**What you should do**
Which lines hold the word "matplotlib"? Copy each of them from the material.

— begin Material —

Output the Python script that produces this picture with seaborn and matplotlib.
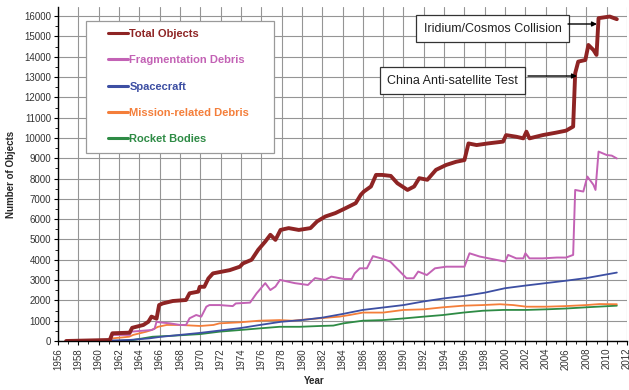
import matplotlib
matplotlib.use("Agg")
import matplotlib.pyplot as plt
from matplotlib.lines import Line2D
from matplotlib.patches import Rectangle
import pandas as pd
import seaborn as sns

# ---------------- data ----------------
total_years = [1956.8, 1961.1, 1961.35, 1963.05, 1963.3, 1964.4, 1964.9, 1965.2, 1965.7, 1965.95,
               1966.3, 1967.3, 1968.6, 1968.95, 1969.8, 1969.95, 1970.4, 1970.8, 1971.25, 1972.9,
               1973.9, 1974.2, 1975.05, 1975.7, 1976.4, 1976.9, 1977.4, 1977.9, 1978.7, 1979.7,
               1980.85, 1981.5, 1982.3, 1983.3, 1984.3, 1985.3, 1985.8, 1986.1, 1986.8, 1987.3,
               1987.9, 1988.75, 1989.4, 1990.4, 1991.05, 1991.55, 1992.35, 1993.2, 1994.2, 1995.2,
               1996.0, 1996.4, 1997.2, 1998.3, 1999.8, 2000.1, 2001.1, 2001.8, 2002.1, 2002.4,
               2003.7, 2005.0, 2006.0, 2006.7, 2006.9, 2007.2, 2007.9, 2008.2, 2008.7, 2009.0,
               2009.2, 2010.3, 2011.0]
total_vals = [0, 50, 380, 410, 650, 790, 950, 1200, 1100, 1770,
              1850, 1970, 2020, 2350, 2430, 2670, 2670, 3080, 3330, 3490,
              3660, 3820, 4000, 4490, 4900, 5230, 4980, 5470, 5560, 5470,
              5560, 5890, 6130, 6300, 6540, 6790, 7200, 7360, 7610, 8180,
              8180, 8130, 7770, 7440, 7610, 8020, 7940, 8430, 8670, 8830,
              8910, 9730, 9650, 9730, 9820, 10140, 10060, 9980, 10310, 9980,
              10140, 10260, 10360, 10560, 13190, 13760, 13840, 14580, 14330, 14090,
              15900, 15980, 15850]

frag_years = [1956.8, 1961.2, 1961.35, 1963.05, 1963.2, 1965.2, 1965.5, 1965.7, 1966.0, 1967.0,
              1968.0, 1968.6, 1968.95, 1969.6, 1970.1, 1970.6, 1970.9, 1971.9, 1973.2, 1973.5,
              1974.9, 1975.55, 1976.4, 1976.9, 1977.4, 1977.85, 1979.3, 1980.6, 1981.3, 1982.3,
              1982.9, 1984.2, 1984.9, 1985.2, 1985.7, 1986.4, 1987.0, 1987.8, 1988.7, 1989.5,
              1990.3, 1991.0, 1991.45, 1992.3, 1993.1, 1994.2, 1996.0, 1996.5, 1997.5, 1999.2,
              2000.0, 2000.3, 2001.1, 2001.8, 2002.0, 2002.4, 2003.7, 2005.1, 2006.0, 2006.7,
              2006.9, 2007.7, 2008.1, 2008.7, 2008.9, 2009.2, 2010.0, 2010.5, 2011.0]
frag_vals = [0, 30, 300, 300, 460, 540, 600, 950, 920, 870,
             790, 790, 1120, 1280, 1200, 1690, 1770, 1770, 1720, 1850,
             1890, 2350, 2850, 2510, 2680, 3010, 2850, 2760, 3100, 3010,
             3170, 3050, 3050, 3330, 3580, 3580, 4180, 4070, 3910, 3500,
             3090, 3090, 3420, 3250, 3580, 3660, 3660, 4320, 4160, 3990,
             3910, 4240, 4070, 4070, 4320, 4070, 4070, 4110, 4110, 4240,
             7440, 7360, 8100, 7690, 7440, 9330, 9160, 9130, 8990]

sc_years = [1957, 1961, 1963, 1965, 1966, 1968, 1970, 1972, 1974, 1976, 1978, 1980, 1982, 1984,
            1986, 1988, 1990, 1992, 1994, 1996, 1998, 2000, 2002, 2004, 2006, 2008, 2011]
sc_vals = [0, 20, 50, 130, 200, 300, 400, 520, 640, 800, 950, 1030, 1150, 1330,
           1530, 1650, 1770, 1950, 2100, 2220, 2380, 2600, 2730, 2850, 2970, 3100, 3370]

mrd_years = [1956.8, 1961.2, 1961.35, 1963.0, 1963.4, 1964.7, 1965.2, 1965.85, 1966.7, 1968.0,
             1970.0, 1971.3, 1971.9, 1973.9, 1975.8, 1977.8, 1979.1, 1979.8, 1981.8, 1983.7,
             1984.7, 1986.0, 1988.0, 1990.0, 1992.0, 1993.9, 1995.9, 1997.8, 1999.5, 2000.8,
             2002.1, 2004.1, 2006.0, 2008.0, 2009.3, 2011.0]
mrd_vals = [0, 30, 130, 210, 300, 460, 540, 700, 790, 790,
            740, 790, 870, 920, 1000, 1030, 1000, 1035, 1120, 1200,
            1280, 1400, 1400, 1530, 1560, 1660, 1740, 1770, 1810, 1770,
            1690, 1690, 1720, 1770, 1820, 1810]

rb_years = [1956.8, 1962.0, 1963.4, 1965.3, 1967.3, 1970.0, 1971.9, 1973.9, 1975.8, 1977.8,
            1979.8, 1981.8, 1983.1, 1984.1, 1986.0, 1988.0, 1990.0, 1992.0, 1993.9, 1995.9,
            1997.8, 1999.8, 2002.1, 2004.1, 2006.0, 2008.0, 2011.0]
rb_vals = [0, 10, 50, 210, 260, 340, 460, 540, 620, 700,
           700, 740, 760, 870, 1000, 1030, 1110, 1200, 1280, 1400,
           1490, 1530, 1530, 1560, 1600, 1660, 1740]

series_names = ["Total Objects", "Fragmentation Debris", "Spacecraft",
                "Mission-related Debris", "Rocket Bodies"]
year_ticks = list(range(1956, 2013, 2))
value_ticks = list(range(0, 16001, 1000))
annotations = ["Iridium/Cosmos Collision", "China Anti-satellite Test"]

# ---------------- styling ----------------
colors = {"Total Objects": "#8E2424", "Fragmentation Debris": "#C362B5",
          "Spacecraft": "#3D4FA3", "Mission-related Debris": "#F47E3A",
          "Rocket Bodies": "#2E8B45"}
widths = {"Total Objects": 2.8, "Fragmentation Debris": 1.4, "Spacecraft": 1.3,
          "Mission-related Debris": 1.3, "Rocket Bodies": 1.3}

frames = []
for name, yrs, vals in zip(series_names,
                           [total_years, frag_years, sc_years, mrd_years, rb_years],
                           [total_vals, frag_vals, sc_vals, mrd_vals, rb_vals]):
    frames.append(pd.DataFrame({"Year": yrs, "Objects": vals, "Series": name}))
df = pd.concat(frames, ignore_index=True)

sns.set_theme(style="white")
plt.rcParams["font.family"] = ["Liberation Sans", "DejaVu Sans"]

W, H = 629, 390
fig = plt.figure(figsize=(W / 100, H / 100), dpi=100)
L, R, B, T = 58, 627, 341, 7
ax = fig.add_axes([L / W, 1 - B / H, (R - L) / W, (B - T) / H])

# draw rocket bodies first so the total is on top
for name in reversed(series_names):
    sns.lineplot(data=df[df["Series"] == name], x="Year", y="Objects",
                 color=colors[name], linewidth=widths[name],
                 estimator=None, sort=False, ax=ax, legend=False)

ax.set_xlim(1956, 2012)
ax.set_ylim(0, 16450)
ax.set_xticks(year_ticks)
ax.set_xticklabels([str(y) for y in year_ticks], rotation=90, fontsize=7, color="#333333")
ax.set_xticks(list(range(1956, 2013)), minor=True)
ax.set_yticks(value_ticks)
ax.set_yticklabels([str(v) for v in value_ticks], fontsize=7, color="#333333")
ax.set_yticks(list(range(500, 16500, 1000)), minor=True)
ax.tick_params(axis="both", which="major", length=3, width=0.8, color="black",
               direction="out", pad=2, bottom=True, left=True)
ax.tick_params(axis="both", which="minor", length=2, width=0.6, color="black",
               direction="out", bottom=True, left=True)
ax.grid(True, which="major", color="#959595", linewidth=0.8)
ax.set_axisbelow(True)
for s in ["top", "right"]:
    ax.spines[s].set_visible(False)
for s in ["left", "bottom"]:
    ax.spines[s].set_color("black")
    ax.spines[s].set_linewidth(1.0)

ax.set_xlabel("Year", fontsize=7, fontweight="bold")
ax.set_ylabel("Number of Objects", fontsize=7, fontweight="bold", labelpad=6)
ax.xaxis.set_label_coords((314 - L) / (R - L), (B - 376) / (B - T))


def ax_frac(px, py):
    return (px - L) / (R - L), (B - py) / (B - T)


# legend box
bx0, by0 = ax_frac(86, 153)
bx1, by1 = ax_frac(274, 21)
ax.add_patch(Rectangle((bx0, by0), bx1 - bx0, by1 - by0, transform=ax.transAxes,
                       facecolor="white", edgecolor="#9a9a9a", linewidth=0.9, zorder=4))
handles = [Line2D([0], [0], color=colors[n], linewidth=2.2) for n in series_names]
ax_, ay_ = ax_frac(108, 29)
leg = ax.legend(handles, series_names, loc="upper left", bbox_to_anchor=(ax_, ay_),
                frameon=False, borderpad=0, borderaxespad=0, handlelength=1.8,
                handletextpad=0.12, labelspacing=1.47,
                prop={"family": "Liberation Sans", "weight": "bold", "size": 8})
leg.set_zorder(5)
for txt, n in zip(leg.get_texts(), series_names):
    txt.set_color(colors[n])


# annotations
def data_from_px(px, py):
    return 1956 + (px - L) / (R - L) * 56, (B - py) / (B - T) * 16450


boxes = [((492.5, 29), (568, 24), (597, 24)), ((452.5, 81), (528, 76), (577, 76))]
for label, (c, a0, a1) in zip(annotations, boxes):
    cx, cy = data_from_px(*c)
    ax.text(cx, cy, label, ha="center", va="center", fontsize=9, color="#222222",
            zorder=6, bbox=dict(boxstyle="square,pad=0.6", facecolor="white",
                                edgecolor="#333333", linewidth=0.9))
    ax.annotate("", xy=data_from_px(*a1), xytext=data_from_px(*a0),
                arrowprops=dict(arrowstyle="-|>", color="black", lw=1.0,
                                mutation_scale=7, shrinkA=0, shrinkB=0), zorder=6)

fig.savefig("out.png", dpi=100)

— end Material —

**Result of the task**
Output the Python script that produces this picture with seaborn and matplotlib.
import matplotlib
matplotlib.use("Agg")
import matplotlib.pyplot as plt
from matplotlib.lines import Line2D
from matplotlib.patches import Rectangle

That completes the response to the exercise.